Il suffit de prendre le téléphone pour le vérifier : l’humeur n’est pas au beau fixe chez les quelque 900 000 anglophones de la province.

Plusieurs d’entre eux affirment ne plus se retrouver dans les formations politiques existantes, y compris le Parti libéral du Québec, qui les a historiquement représentés.

Au point où une frange songe à créer un nouveau parti politique. Une situation qui rappelle l’émergence du Parti égalité, en 1989 – une formation qui avait fait élire quatre députés, mais qui s’était complètement effondrée au scrutin suivant.

On verra si le mécontentement actuel se canalisera bel et bien en parti politique. Dans tous les cas, il représente une mauvaise nouvelle pour la cohésion sociale. Et cela doit nous interpeller, à commencer par nos politiciens.

Le premier est François Legault.

Nul besoin d’un doctorat en science politique pour comprendre que d’un point de vue stratégique, ce qui se passe est du bonbon pour le premier ministre. La division du vote entre le Parti libéral et un éventuel « Parti égalité 2.0 » ne pourrait que bénéficier à la Coalition avenir Québec (CAQ).

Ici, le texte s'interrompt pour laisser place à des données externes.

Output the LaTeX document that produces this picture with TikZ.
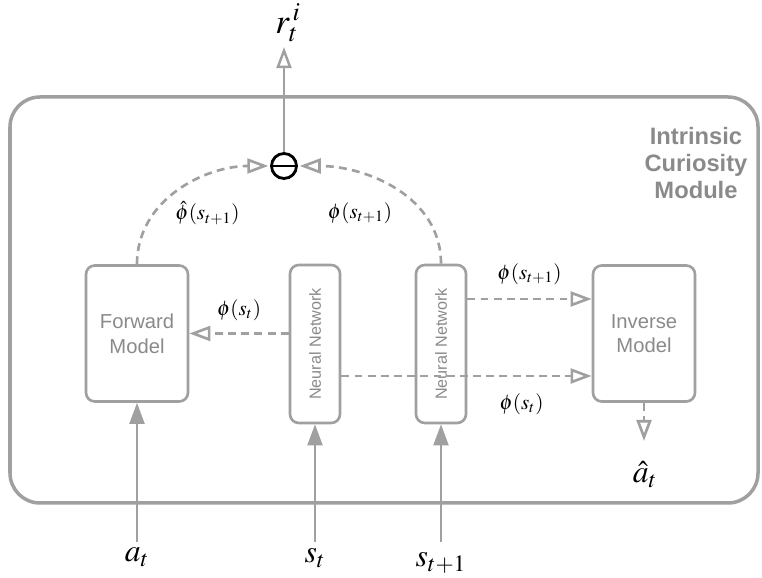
\documentclass[tikz,border=0pt]{standalone}
\usepackage{mathptmx}
\usepackage{fontspec}
\setmainfont{Liberation Serif}
\setsansfont{Liberation Sans}
\usetikzlibrary{arrows.meta,positioning}
\definecolor{xgray}{HTML}{A0A0A0}
\definecolor{xtext}{HTML}{8A8A8A}

\begin{document}
\begin{tikzpicture}[
    >={Triangle[open,length=12pt,width=8.5pt]},
    model/.style={rectangle, draw=xgray, rounded corners=5pt, line width=1.5pt, fill=white, minimum width=2.04cm, minimum height=2.72cm, align=center, text=xtext, font=\sffamily\fontsize{11.5}{14}\selectfont},
    net/.style={model, minimum width=1cm, minimum height=3.16cm, font=\sffamily\fontsize{9.2}{11}\selectfont},
    flow/.style={->, draw=xgray, line width=1.5pt, dash pattern=on 4.5pt off 3pt},
    feed/.style={-{Triangle[length=12pt,width=8.5pt]}, draw=xgray, line width=1.4pt},
    emb/.style={font=\fontsize{12}{14}\selectfont},
    var/.style={font=\fontsize{18}{20}\selectfont, anchor=base},
]
\useasboundingbox (0,0) rectangle (15.24,11.56);

% Module frame
\node[draw=xgray, line width=2pt, rounded corners=0.6cm, minimum width=14.96cm, minimum height=8.12cm] (icm) at (7.68,5.56) {};
\node[align=center, text=xtext, font=\sffamily\bfseries\fontsize{13.5}{15.5}\selectfont] (title) at (13.92,8.3) {Intrinsic\\Curiosity\\Module};

% Models and encoders
\node[model] (fwd) at (2.74,4.89) {Forward\\Model};
\node[net] (nn1) at (6.30,4.68) {\rotatebox{90}{Neural Network}};
\node[net] (nn2) at (8.82,4.68) {\rotatebox{90}{Neural Network}};
\node[model] (inv) at (12.88,4.89) {Inverse\\Model};

% Difference
\node[circle, draw, fill=white, line width=1.6pt, minimum size=0.5cm, inner sep=0pt] (diff) at (5.68,8.24) {};
\draw[line width=1.6pt] (diff.west) -- (diff.east);

% Inputs
\coordinate (ain) at (2.74,0.72);
\coordinate (sin) at (6.30,0.72);
\coordinate (snin) at (8.82,0.72);
\node[var] (at) at (2.74,0.32) {$a_t$};
\node[var] (st) at (6.30,0.3) {$s_t$};
\node[var] (stn) at (8.82,0.22) {$s_{t+1}$};
\draw[feed] (ain) -- (fwd);
\draw[feed] (sin) -- (nn1);
\draw[feed] (snin) -- (nn2);

% Features
\draw[flow] (nn1.west |- fwd.east) -- node[emb, above=3pt] {$\phi(s_t)$} (fwd.east);
\draw[flow] ([yshift=0.69cm]inv.west -| nn2.east) -- node[emb, above=4pt] {$\phi(s_{t+1})$} ([yshift=0.69cm]inv.west);
\draw[flow] ([yshift=-0.85cm]inv.west -| nn1.east) -- node[emb, below=6pt, xshift=1.1cm] {$\phi(s_t)$} ([yshift=-0.85cm]inv.west);

% Prediction error
\draw[flow, shorten >=1pt] (fwd.north) to[out=90, in=180] (diff.west);
\draw[flow, shorten >=1pt] (nn2.north) to[out=90, in=0] (diff.east);
\node[emb] (phat) at (4.15,7.3) {$\hat{\phi}(s_{t+1})$};
\node[emb] (pnext) at (7.2,7.3) {$\phi(s_{t+1})$};

% Outputs
\coordinate (rout) at (5.68,10.62);
\node[font=\fontsize{20}{22}\selectfont] (ri) at (5.76,11.1) {$r^{\,i}_{t}$};
\draw[->, draw=xgray, line width=1.4pt] (diff.north) -- (rout);
\coordinate (aout) at (12.88,2.74);
\node[var] (ahat) at (12.9,1.9) {$\hat{a}_t$};
\draw[flow] (inv.south) -- (aout);

\end{tikzpicture}
\end{document}
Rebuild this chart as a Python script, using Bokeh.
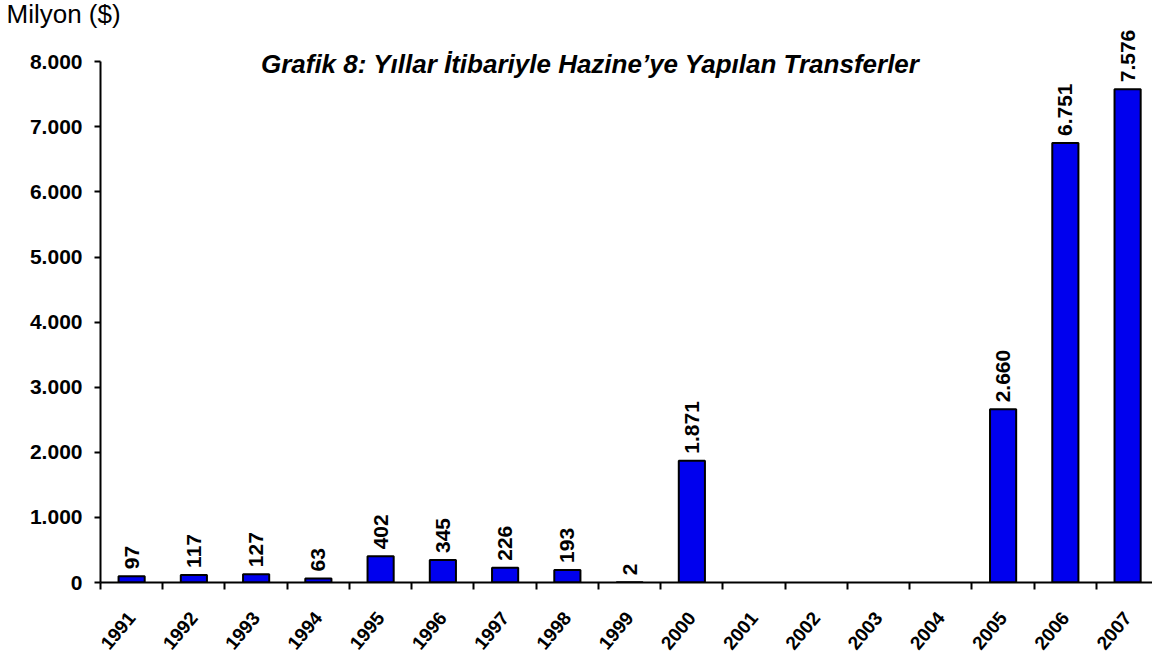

Mais aucun premier ministre ne devrait se réjouir qu’une partie de la population dise se sentir aliénée dans sa propre province. La question linguistique a toujours été délicate au Québec. Après des années de paix relative, le spectre de nouvelles chicanes francos-anglos est tout sauf réjouissant.

Essentiellement, les récriminations des anglophones sont de trois ordres.

1) Ils n’ont pas digéré la loi 40, qui s’attaque aux commissions scolaires.

2) Ils ont encore la loi 21 sur l’interdiction des signes religieux en travers de la gorge (cette loi ne reçoit que 26 % d’appui chez les anglophones, contre 59 % chez les francos).

3) Ils se sentent bousculés par certains aspects du projet de loi 96 sur la protection du français actuellement étudié.

Qu’on soit d’accord ou non avec ces doléances n’est pas la question. Le fait est qu’elles existent et influenceront tant le climat social que la joute politique.

M. Legault a une grande part de responsabilité dans ce qui se passe.

Depuis son élection, le manque de sensibilité de ce gouvernement envers les minorités est flagrant. Combien de fois a-t-on entendu le premier ministre justifier des mesures touchant les droits des minorités en affirmant qu’une « majorité de Québécois est d’accord » ?

Sa réforme de la loi 101 est justifiée et absolument nécessaire – une bonne part des anglophones québécois en conviennent d’ailleurs. Mais elle est pilotée avec un flagrant manque de doigté.

La façon dont la subvention promise au collège Dawson a été annulée, par exemple, a profondément heurté les anglophones. « Si nous devons choisir des priorités, il vaut mieux agrandir les cégeps francophones avant d’ajouter de la capacité à Dawson », a brutalement déclaré M. Legault.

En pratiquant une politique de la division, la CAQ oblige les autres partis à choisir leur camp. Pour le Parti libéral, le grand écart entre le désir de conserver ses appuis anglophones et celui d’élargir son électorat francophone n’est pas nouveau. Mais il est plus difficile à réaliser dans ce contexte polarisé. C’est d’autant plus vrai que le parti tente de se redéfinir sur un échiquier politique de plus en plus chargé, qui compte maintenant cinq formations susceptibles de décrocher des sièges.

L’arrivée d’un sixième parti qui irait puiser dans sa base serait assurément un coup dur pour les libéraux. Mais dans un système parlementaire comme le nôtre (que la CAQ a d’ailleurs renoncé à réformer après l’avoir promis !), cette multiplication des partis n’est pas non plus souhaitable. La CAQ forme un gouvernement majoritaire même si elle n’a récolté que 37 % des votes aux dernières élections. Qu’est-ce que ce sera la prochaine fois, avec un Parti conservateur plus fort et, peut-être, un nouveau parti anglophone ?

Les chefs des partis qui aspirent à gouverner le Québec ont le devoir de bâtir des ponts et de tendre la main aux électeurs de divers horizons. Attiser la division est peut-être payant politiquement. Mais le coût se mesure en fractures sociales.